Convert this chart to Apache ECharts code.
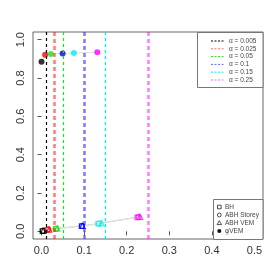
<!DOCTYPE html>
<html><head><meta charset="utf-8">
<script src="https://cdn.jsdelivr.net/npm/echarts@6/dist/echarts.min.js"></script>
<style>html,body{margin:0;padding:0;background:#fff}#c{width:280px;height:280px}</style>
</head><body><div id="c"></div>
<script>
// ---- data ----
const alphas = [0.005, 0.025, 0.05, 0.1, 0.15, 0.25];
const alphaLabels = ['α = 0.005', 'α = 0.025', 'α = 0.05', 'α = 0.1', 'α = 0.15', 'α = 0.25'];
const methodLabels = ['BH', 'ABH Storey', 'ABH VEM', 'φVEM'];
const bhX = [0.002, 0.013, 0.033, 0.094, 0.133, 0.225];
const bhY = [0.002, 0.008, 0.013, 0.027, 0.040, 0.073];
const storeyX = [0.003, 0.016, 0.035, 0.095, 0.135, 0.228];
const storeyY = [0.003, 0.010, 0.014, 0.028, 0.041, 0.075];
const vemX = [0.004, 0.018, 0.037, 0.096, 0.141, 0.231];
const vemY = [0.003, 0.010, 0.015, 0.029, 0.043, 0.076];
const phiX = [0.000, 0.0085, 0.022, 0.0495, 0.076, 0.131];
const phiY = [0.885, 0.921, 0.925, 0.928, 0.930, 0.935];
const xTicks = [0, 0.1, 0.2, 0.3, 0.4, 0.5];
const yTicks = [0, 0.2, 0.4, 0.6, 0.8, 1.0];

// ---- styles ----
const colors = ['#000000', '#FF0000', '#22DD22', '#0000FF', '#00EEEE', '#FF00FF'];
const vWidth = [1.2, 2.6, 1.2, 2.6, 1.2, 2.6];
const vOpacity = [1, 0.5, 1, 0.5, 1, 0.5];
const font = 'Liberation Sans, Arial, sans-serif';

const chart = echarts.init(document.getElementById('c'), null, {renderer: 'canvas'});

function zip(xs, ys) { return xs.map((x, i) => [x, ys[i]]); }
function lineSeries(xs, ys) {
  return {type: 'line', data: zip(xs, ys), symbol: 'none', z: 2,
    lineStyle: {color: '#dddddd', width: 1}, silent: true, animation: false};
}
function pointSeries(xs, ys, symbol, filled, size) {
  return {type: 'scatter', z: 4, animation: false, symbol: symbol, symbolSize: size,
    data: zip(xs, ys).map((p, i) => ({value: p, itemStyle: filled ?
      {color: colors[i]} : {color: 'rgba(255,255,255,0)', borderColor: colors[i], borderWidth: 1.1}}))};
}

const series = [
  {type: 'line', data: [], z: 1, animation: false,
    markLine: {silent: true, symbol: 'none', animation: false, label: {show: false},
      data: alphas.map((a, i) => ({xAxis: a, lineStyle: {color: colors[i], width: vWidth[i],
        opacity: vOpacity[i], type: vWidth[i] > 2 ? [4, 3] : [3, 3]}}))}},
  lineSeries(bhX, bhY), lineSeries(storeyX, storeyY), lineSeries(vemX, vemY), lineSeries(phiX, phiY),
  pointSeries(bhX, bhY, 'rect', false, 4.5),
  pointSeries(storeyX, storeyY, 'circle', false, 5),
  pointSeries(vemX, vemY, 'triangle', false, 5.5),
  pointSeries(phiX, phiY, 'circle', true, 6)
];

// legends (graphic)
const g = [];
g.push({type: 'rect', shape: {x: 197.5, y: 32.5, width: 65.5, height: 55}, style: {fill: '#fff', stroke: '#777', lineWidth: 1}, z: 10});
alphas.forEach((a, i) => {
  const y = 41 + i * 7.8;
  g.push({type: 'line', shape: {x1: 211, y1: y, x2: 224, y2: y}, style: {stroke: colors[i], lineWidth: 1, lineDash: [2, 1.5], opacity: vOpacity[i] < 1 ? 0.6 : 1}, z: 11});
  g.push({type: 'text', x: 229, y: y, style: {text: alphaLabels[i], fill: '#444', font: '6.5px ' + font, textVerticalAlign: 'middle'}, z: 11});
});
g.push({type: 'rect', shape: {x: 213.5, y: 199.5, width: 49.5, height: 40}, style: {fill: '#fff', stroke: '#777', lineWidth: 1}, z: 10});
const ly = [207, 215, 223, 231];
g.push({type: 'rect', shape: {x: 217.5, y: ly[0] - 1.8, width: 3.6, height: 3.6}, style: {fill: 'none', stroke: '#222', lineWidth: 0.8}, z: 11});
g.push({type: 'circle', shape: {cx: 219.3, cy: ly[1], r: 1.9}, style: {fill: 'none', stroke: '#222', lineWidth: 0.8}, z: 11});
g.push({type: 'polygon', shape: {points: [[219.3, ly[2] - 2.3], [221.5, ly[2] + 1.6], [217.1, ly[2] + 1.6]]}, style: {fill: 'none', stroke: '#222', lineWidth: 0.8}, z: 11});
g.push({type: 'circle', shape: {cx: 219.3, cy: ly[3], r: 2}, style: {fill: '#111'}, z: 11});
methodLabels.forEach((t, i) => {
  g.push({type: 'text', x: 225, y: ly[i], style: {text: t, fill: '#444', font: '6.5px ' + font, textVerticalAlign: 'middle'}, z: 11});
});

chart.setOption({
  animation: false,
  backgroundColor: '#fff',
  grid: {left: 33, right: 17, top: 32, bottom: 41, show: true, borderColor: '#666', borderWidth: 1, backgroundColor: 'transparent'},
  xAxis: {type: 'value', min: -0.02, max: 0.52, splitLine: {show: false},
    axisLine: {show: false},
    axisTick: {show: true, length: 4, customValues: xTicks, lineStyle: {color: '#555'}},
    axisLabel: {customValues: xTicks, margin: 6, color: '#333', fontSize: 11, fontFamily: font,
      formatter: v => v.toFixed(1)}},
  yAxis: {type: 'value', min: -0.04, max: 1.04, splitLine: {show: false},
    axisLine: {show: false},
    axisTick: {show: true, length: 4, customValues: yTicks, lineStyle: {color: '#555'}},
    axisLabel: {customValues: yTicks, margin: 7, rotate: 90, color: '#333', fontSize: 11, fontFamily: font,
      formatter: v => v.toFixed(1)}},
  series: series,
  graphic: g
});
</script>
</body></html>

**DIRECTIONS FOR THIS TASK:**
Set down the complete material exactly, but do not include the images.

**OUTPUT FOR THIS TASK:**
Convert this chart to Apache ECharts code.
<!DOCTYPE html>
<html><head><meta charset="utf-8">
<script src="https://cdn.jsdelivr.net/npm/echarts@6/dist/echarts.min.js"></script>
<style>html,body{margin:0;padding:0;background:#fff}#c{width:280px;height:280px}</style>
</head><body><div id="c"></div>
<script>
// ---- data ----
const alphas = [0.005, 0.025, 0.05, 0.1, 0.15, 0.25];
const alphaLabels = ['α = 0.005', 'α = 0.025', 'α = 0.05', 'α = 0.1', 'α = 0.15', 'α = 0.25'];
const methodLabels = ['BH', 'ABH Storey', 'ABH VEM', 'φVEM'];
const bhX = [0.002, 0.013, 0.033, 0.094, 0.133, 0.225];
const bhY = [0.002, 0.008, 0.013, 0.027, 0.040, 0.073];
const storeyX = [0.003, 0.016, 0.035, 0.095, 0.135, 0.228];
const storeyY = [0.003, 0.010, 0.014, 0.028, 0.041, 0.075];
const vemX = [0.004, 0.018, 0.037, 0.096, 0.141, 0.231];
const vemY = [0.003, 0.010, 0.015, 0.029, 0.043, 0.076];
const phiX = [0.000, 0.0085, 0.022, 0.0495, 0.076, 0.131];
const phiY = [0.885, 0.921, 0.925, 0.928, 0.930, 0.935];
const xTicks = [0, 0.1, 0.2, 0.3, 0.4, 0.5];
const yTicks = [0, 0.2, 0.4, 0.6, 0.8, 1.0];

// ---- styles ----
const colors = ['#000000', '#FF0000', '#22DD22', '#0000FF', '#00EEEE', '#FF00FF'];
const vWidth = [1.2, 2.6, 1.2, 2.6, 1.2, 2.6];
const vOpacity = [1, 0.5, 1, 0.5, 1, 0.5];
const font = 'Liberation Sans, Arial, sans-serif';

const chart = echarts.init(document.getElementById('c'), null, {renderer: 'canvas'});

function zip(xs, ys) { return xs.map((x, i) => [x, ys[i]]); }
function lineSeries(xs, ys) {
  return {type: 'line', data: zip(xs, ys), symbol: 'none', z: 2,
    lineStyle: {color: '#dddddd', width: 1}, silent: true, animation: false};
}
function pointSeries(xs, ys, symbol, filled, size) {
  return {type: 'scatter', z: 4, animation: false, symbol: symbol, symbolSize: size,
    data: zip(xs, ys).map((p, i) => ({value: p, itemStyle: filled ?
      {color: colors[i]} : {color: 'rgba(255,255,255,0)', borderColor: colors[i], borderWidth: 1.1}}))};
}

const series = [
  {type: 'line', data: [], z: 1, animation: false,
    markLine: {silent: true, symbol: 'none', animation: false, label: {show: false},
      data: alphas.map((a, i) => ({xAxis: a, lineStyle: {color: colors[i], width: vWidth[i],
        opacity: vOpacity[i], type: vWidth[i] > 2 ? [4, 3] : [3, 3]}}))}},
  lineSeries(bhX, bhY), lineSeries(storeyX, storeyY), lineSeries(vemX, vemY), lineSeries(phiX, phiY),
  pointSeries(bhX, bhY, 'rect', false, 4.5),
  pointSeries(storeyX, storeyY, 'circle', false, 5),
  pointSeries(vemX, vemY, 'triangle', false, 5.5),
  pointSeries(phiX, phiY, 'circle', true, 6)
];

// legends (graphic)
const g = [];
g.push({type: 'rect', shape: {x: 197.5, y: 32.5, width: 65.5, height: 55}, style: {fill: '#fff', stroke: '#777', lineWidth: 1}, z: 10});
alphas.forEach((a, i) => {
  const y = 41 + i * 7.8;
  g.push({type: 'line', shape: {x1: 211, y1: y, x2: 224, y2: y}, style: {stroke: colors[i], lineWidth: 1, lineDash: [2, 1.5], opacity: vOpacity[i] < 1 ? 0.6 : 1}, z: 11});
  g.push({type: 'text', x: 229, y: y, style: {text: alphaLabels[i], fill: '#444', font: '6.5px ' + font, textVerticalAlign: 'middle'}, z: 11});
});
g.push({type: 'rect', shape: {x: 213.5, y: 199.5, width: 49.5, height: 40}, style: {fill: '#fff', stroke: '#777', lineWidth: 1}, z: 10});
const ly = [207, 215, 223, 231];
g.push({type: 'rect', shape: {x: 217.5, y: ly[0] - 1.8, width: 3.6, height: 3.6}, style: {fill: 'none', stroke: '#222', lineWidth: 0.8}, z: 11});
g.push({type: 'circle', shape: {cx: 219.3, cy: ly[1], r: 1.9}, style: {fill: 'none', stroke: '#222', lineWidth: 0.8}, z: 11});
g.push({type: 'polygon', shape: {points: [[219.3, ly[2] - 2.3], [221.5, ly[2] + 1.6], [217.1, ly[2] + 1.6]]}, style: {fill: 'none', stroke: '#222', lineWidth: 0.8}, z: 11});
g.push({type: 'circle', shape: {cx: 219.3, cy: ly[3], r: 2}, style: {fill: '#111'}, z: 11});
methodLabels.forEach((t, i) => {
  g.push({type: 'text', x: 225, y: ly[i], style: {text: t, fill: '#444', font: '6.5px ' + font, textVerticalAlign: 'middle'}, z: 11});
});

chart.setOption({
  animation: false,
  backgroundColor: '#fff',
  grid: {left: 33, right: 17, top: 32, bottom: 41, show: true, borderColor: '#666', borderWidth: 1, backgroundColor: 'transparent'},
  xAxis: {type: 'value', min: -0.02, max: 0.52, splitLine: {show: false},
    axisLine: {show: false},
    axisTick: {show: true, length: 4, customValues: xTicks, lineStyle: {color: '#555'}},
    axisLabel: {customValues: xTicks, margin: 6, color: '#333', fontSize: 11, fontFamily: font,
      formatter: v => v.toFixed(1)}},
  yAxis: {type: 'value', min: -0.04, max: 1.04, splitLine: {show: false},
    axisLine: {show: false},
    axisTick: {show: true, length: 4, customValues: yTicks, lineStyle: {color: '#555'}},
    axisLabel: {customValues: yTicks, margin: 7, rotate: 90, color: '#333', fontSize: 11, fontFamily: font,
      formatter: v => v.toFixed(1)}},
  series: series,
  graphic: g
});
</script>
</body></html>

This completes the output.